Australian diplomats were informed last night that the trial of Stern Hu, Liu Caikui, Ge Mingqiang and Wang Yong will be on next Monday.
The ABC has been told that the trial will probably start early - at around 8.30 in the morning.
The four Rio Tinto staff are charged with giving and receiving bribes - for at least some of that part of the trial, Australian consular officials will be allowed to observe.
But they are also charged with receiving sensitive commercial secrets in return for some form of inducements.
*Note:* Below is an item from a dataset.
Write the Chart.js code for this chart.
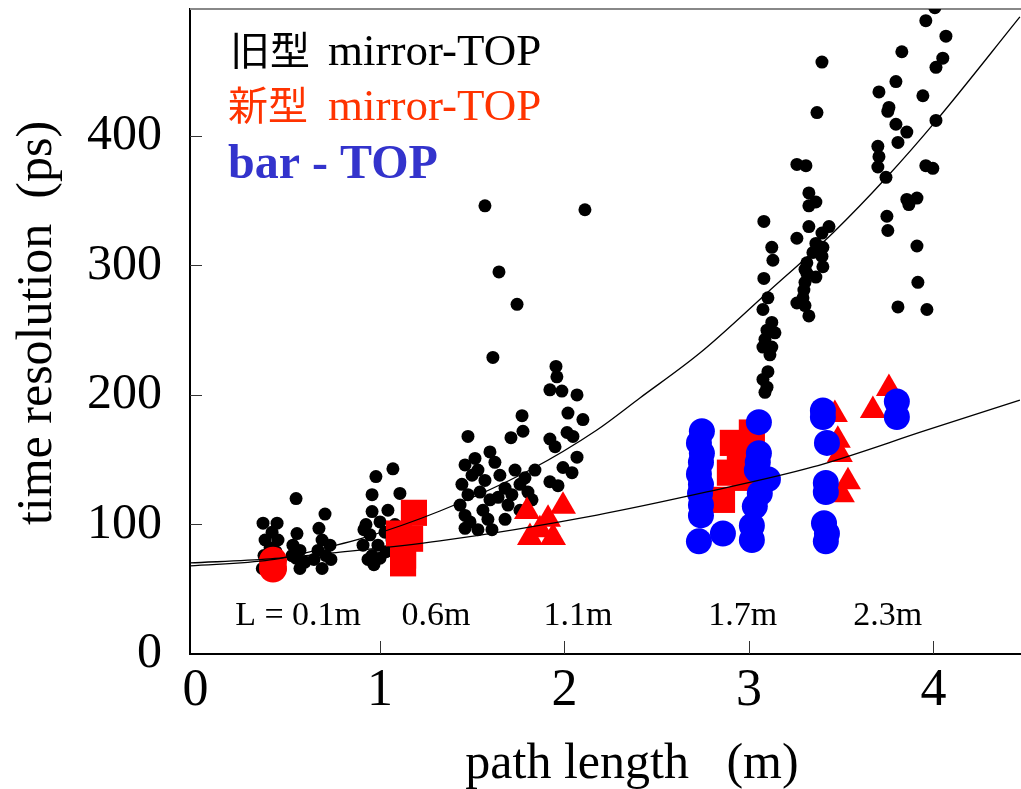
<!DOCTYPE html>
<html>
<head>
<meta charset="utf-8">
<script src="https://cdn.jsdelivr.net/npm/chart.js@4.4.1/dist/chart.umd.min.js"></script>
<style>
html, body { margin: 0; padding: 0; background: #fff; }
#wrap { width: 1021px; height: 789px; }
</style>
</head>
<body>
<div id="wrap"><canvas id="chart"></canvas></div>
<script>
// 旧型 mirror-TOP (black dots): path length (m) / time resolution (ps)
const oldX = [
  0.366, 0.442, 0.377, 0.447, 0.371, 0.436, 0.393, 0.362, 0.458, 0.404, 0.415,
  0.545, 0.550, 0.528, 0.566, 0.545, 0.593, 0.566, 0.523,
  0.702, 0.669, 0.686, 0.729, 0.664, 0.707, 0.642, 0.734, 0.686,
  0.978, 1.070, 0.957, 1.108, 0.957, 1.043, 0.924, 1.000, 0.946, 1.027, 0.908, 0.989, 1.065, 0.957, 1.033, 0.967, 0.935, 1.000, 1.081, 0.913,
  1.569, 2.111, 1.645, 1.743, 1.612, 1.954, 1.959, 1.921, 1.986, 2.068, 2.019, 2.100, 1.770, 1.775, 1.477, 1.710, 1.921, 2.014, 2.046, 1.949, 2.068, 1.515, 1.596, 1.992, 2.041, 1.921, 1.965,
  1.461, 1.499, 1.444, 1.477, 1.434, 1.461, 1.488, 1.531, 1.569, 1.542, 1.596, 1.558, 1.585, 1.623, 1.650, 1.678, 1.640, 1.694, 1.732, 1.759, 1.715, 1.786, 1.802, 1.759, 1.824, 1.840, 1.678, 1.607, 1.531, 1.461,
  3.396, 3.369, 3.260, 3.309, 3.325, 3.363, 3.325, 3.325, 3.434, 3.081, 3.260, 3.363, 3.401, 3.396, 3.401, 3.363, 3.304, 3.314, 3.304, 3.298, 3.293, 3.260, 3.304, 3.325, 3.347, 3.314, 3.396,
  3.124, 3.130, 3.081, 3.103, 3.076, 3.124, 3.098, 3.141, 3.087, 3.124, 3.076, 3.114, 3.103, 3.076, 3.098, 3.087,
  4.008, 3.959, 4.068, 3.829, 4.051, 4.014, 3.797, 3.705, 3.943, 3.759, 3.753, 4.014, 3.797, 3.856, 3.699, 3.808, 3.705, 3.699, 3.743, 3.959, 3.997, 3.911, 3.856, 3.867, 3.748, 3.753, 3.911, 3.916, 3.808, 3.965
];
const oldY = [
  101, 101, 88, 88, 76, 79, 69, 66, 65, 82, 94,
  120, 93, 84, 80, 74, 71, 66, 76,
  108, 97, 88, 84, 80, 76, 73, 73, 66,
  137, 143, 123, 124, 110, 111, 100, 102, 92, 94, 84, 84, 88, 76, 79, 69, 73, 74, 100, 96,
  346, 343, 295, 270, 229, 222, 214, 204, 203, 200, 186, 181, 184, 172, 168, 167, 166, 171, 168, 160, 152, 151, 156, 144, 140, 133, 130,
  146, 138, 131, 123, 115, 107, 102, 142, 134, 125, 119, 111, 104, 148, 138, 128, 121, 115, 142, 131, 123, 136, 125, 111, 119, 142, 104, 96, 96, 97,
  457, 418, 378, 377, 356, 349, 346, 330, 330, 334, 321, 317, 314, 307, 299, 291, 297, 294, 287, 281, 275, 271, 269, 261, 310, 302, 325,
  314, 304, 290, 275, 266, 256, 250, 248, 243, 237, 237, 231, 218, 212, 206, 202,
  499, 489, 477, 465, 460, 453, 442, 434, 431, 422, 419, 412, 409, 403, 392, 395, 384, 376, 368, 377, 375, 352, 351, 347, 338, 327, 315, 287, 268, 266
];

// 新型 mirror-TOP (red): one series, drawn with three marker kinds
const newCircleX = [0.42, 0.42];
const newCircleY = [72, 66];
const newSquareX = [1.184, 1.103, 1.163, 1.125, 1.125, 2.913, 3.016, 2.897, 2.978, 2.854, 2.951];
const newSquareY = [109, 93, 89, 76, 70, 163, 171, 140, 136, 119, 154];
const newTriangleX = [1.797, 1.813, 1.911, 1.938, 1.992, 1.867, 3.466, 3.482, 3.493, 3.537, 3.504, 3.672, 3.759];
const newTriangleY = [110, 90, 104, 90, 114, 96, 185, 165, 154, 133, 123, 188, 205];

// bar - TOP (blue)
const barX = [
  2.745, 2.729, 2.745, 2.740, 2.729, 2.740, 2.735, 2.740, 2.740, 2.729, 2.859,
  3.054, 3.054, 3.043, 3.103, 3.059, 3.032, 3.016, 3.016, 3.048,
  3.401, 3.401, 3.423, 3.417, 3.417, 3.407, 3.423, 3.417,
  3.802, 3.802
];
const barY = [
  172, 163, 155, 148, 139, 131, 124, 115, 107, 87, 93,
  179, 155, 142, 135, 124, 114, 99, 88, 148,
  188, 183, 163, 132, 125, 101, 93, 87,
  195, 183
];

// fit curves
const fitOldX = [-0.03, 0.404, 0.745, 0.892, 1.325, 1.813, 2.176, 2.409, 2.734, 3.098, 3.455, 3.748, 4.019, 4.469];
const fitOldY = [68, 72.6, 83.4, 88.8, 110.4, 142.1, 173, 197.7, 232.4, 278.8, 325.1, 368.3, 412.4, 491.9];
const fitBarX = [-0.03, 0.404, 0.745, 1.325, 2.176, 2.772, 3.347, 3.967, 4.469];
const fitBarY = [70.3, 73.4, 78, 87.3, 107.3, 125.1, 144.4, 173, 196.1];

const xTicks = [0, 1, 2, 3, 4];
const yTicks = [0, 100, 200, 300, 400];

// radiator lengths written along the bottom
const lengthLabels = ['L = 0.1m', '0.6m', '1.1m', '1.7m', '2.3m'];
const lengthLabelAt = [0.556, 1.304, 2.073, 2.967, 3.753];

const SERIF = "'Liberation Serif', 'Times New Roman', serif";
const CJK = "'Noto Sans CJK JP', 'Noto Sans CJK SC', sans-serif";

function pts(xs, ys) {
  return xs.map((x, i) => ({ x: x, y: ys[i] }));
}

const decor = {
  id: 'decor',
  beforeDatasetsDraw(chart) {
    const ctx = chart.ctx;
    const a = chart.chartArea;
    const sx = chart.scales.x, sy = chart.scales.y;
    ctx.save();
    ctx.strokeStyle = '#333';
    ctx.lineWidth = 1;
    // inward tick marks
    yTicks.forEach(v => {
      if (v === 0) return;
      const y = Math.round(sy.getPixelForValue(v)) + 0.5;
      ctx.beginPath(); ctx.moveTo(a.left, y); ctx.lineTo(a.left + 12, y); ctx.stroke();
    });
    xTicks.forEach(v => {
      if (v === 0) return;
      const x = Math.round(sx.getPixelForValue(v)) + 0.5;
      ctx.beginPath(); ctx.moveTo(x, a.bottom); ctx.lineTo(x, a.bottom - 13); ctx.stroke();
    });
    // top frame line
    ctx.strokeStyle = '#888';
    ctx.lineWidth = 2;
    ctx.beginPath(); ctx.moveTo(a.left, a.top); ctx.lineTo(a.right, a.top); ctx.stroke();
    ctx.restore();
  },
  afterDraw(chart) {
    const ctx = chart.ctx;
    const a = chart.chartArea;
    const sx = chart.scales.x;
    ctx.save();
    ctx.textBaseline = 'alphabetic';
    ctx.textAlign = 'left';

    // legend text
    ctx.fillStyle = '#000';
    ctx.font = '40px ' + CJK;
    ctx.fillText('旧型', a.left + 40, a.top + 56);
    ctx.font = '45px ' + SERIF;
    ctx.fillText('mirror-TOP', a.left + 138, a.top + 56);

    ctx.fillStyle = '#ff3300';
    ctx.font = '40px ' + CJK;
    ctx.fillText('新型', a.left + 38, a.top + 111);
    ctx.font = '45px ' + SERIF;
    ctx.fillText('mirror-TOP', a.left + 138, a.top + 111);

    ctx.fillStyle = '#3333cc';
    ctx.font = 'bold 48px ' + SERIF;
    ctx.fillText('bar - TOP', a.left + 38, a.top + 169);

    // length labels
    ctx.fillStyle = '#000';
    ctx.font = '34px ' + SERIF;
    ctx.textAlign = 'center';
    lengthLabels.forEach((t, i) => {
      ctx.fillText(t, sx.getPixelForValue(lengthLabelAt[i]), a.bottom - 29);
    });

    // axis titles
    ctx.font = '50px ' + SERIF;
    ctx.fillText('path length   (m)', 632, chart.height - 11);
    ctx.translate(38, 323);
    ctx.rotate(-Math.PI / 2);
    ctx.textBaseline = 'middle';
    ctx.fillText('time resolution  (ps)', 0, 0);
    ctx.restore();
  }
};

new Chart(document.getElementById('chart'), {
  type: 'scatter',
  data: {
    datasets: [
      { label: 'fit old', data: pts(fitOldX, fitOldY), showLine: true, pointRadius: 0,
        borderColor: '#000', borderWidth: 1.3, cubicInterpolationMode: 'monotone' },
      { label: 'fit bar', data: pts(fitBarX, fitBarY), showLine: true, pointRadius: 0,
        borderColor: '#000', borderWidth: 1.3, cubicInterpolationMode: 'monotone' },
      { label: 'bar - TOP', data: pts(barX, barY), pointStyle: 'circle', pointRadius: 13,
        backgroundColor: '#0000ff', borderWidth: 0 },
      { label: '新型 mirror-TOP', data: pts(newCircleX, newCircleY), pointStyle: 'circle', pointRadius: 14,
        backgroundColor: '#ff0000', borderWidth: 0 },
      { label: '新型 mirror-TOP', data: pts(newSquareX, newSquareY), pointStyle: 'rect', pointRadius: 18.5,
        backgroundColor: '#ff0000', borderWidth: 0 },
      { label: '新型 mirror-TOP', data: pts(newTriangleX, newTriangleY), pointStyle: 'triangle', pointRadius: 15,
        backgroundColor: '#ff0000', borderWidth: 0 },
      { label: '旧型 mirror-TOP', data: pts(oldX, oldY), pointStyle: 'circle', pointRadius: 6.5,
        backgroundColor: '#000', borderWidth: 0 }
    ]
  },
  options: {
    responsive: true,
    maintainAspectRatio: false,
    animation: false,
    layout: { autoPadding: false, padding: { top: 9, left: 0, right: 0, bottom: 0 } },
    plugins: {
      legend: { display: false },
      tooltip: { enabled: false }
    },
    scales: {
      x: {
        type: 'linear',
        min: -0.03,
        max: 4.475,
        afterBuildTicks: s => { s.ticks = xTicks.map(v => ({ value: v })); },
        afterFit: s => { s.height = 135; s.paddingLeft = 0; s.paddingRight = 0; },
        grid: { display: false, drawTicks: false },
        border: { display: true, color: '#000', width: 2 },
        ticks: { color: '#000', padding: 6, maxRotation: 0, font: { family: SERIF, size: 52 } }
      },
      y: {
        min: 0,
        max: 498,
        afterBuildTicks: s => { s.ticks = yTicks.map(v => ({ value: v })); },
        afterFit: s => { s.width = 190; s.paddingTop = 0; s.paddingBottom = 0; },
        grid: { display: false, drawTicks: false },
        border: { display: true, color: '#000', width: 2 },
        ticks: { color: '#000', padding: 28, font: { family: SERIF, size: 50 } }
      }
    }
  },
  plugins: [decor]
});
</script>
</body>
</html>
These secrets relating to iron ore price negotiations came from Chinese steel companies and are said to have been received for the benefit of another party - that other party presumably means Rio Tinto.
According to the Australian Government statement issued last night, the portion of the trial relating to commercial secrets will be held behind closed doors at the request of one of the parties.
This must mean that at least part of the bribery matter - that relating to giving bribes - will also have to be secret because it relates to the central industrial espionage allegation.
The statement from the Department of Foreign Affairs and Trade does not say who it was that requested that the major part of this trial be closed but says that Australia has asked for the closed-trial decision to be reconsidered.
If the central and most important part of this trial is to be heard in secret then - unless Rio Tinto decides to, at some point, tell its side of the story in public - the truth of this matter may not be known to anyone but those involved for a long time.
And, up until now, virtually nothing is known about what these four men are accused of in order to give their company Rio Tinto multi-billion dollar advantages in iron ore price negotiations.
Whatever they are said to have done, according to Chinese court documents, their actions led to "serious consequences for the relevant steel companies".
The central evidence is made up of documents that if you stacked in three piles would each be about 30 or 40 centimetres high but every word remains secret and it looks like most of it will stay that way even after next Monday.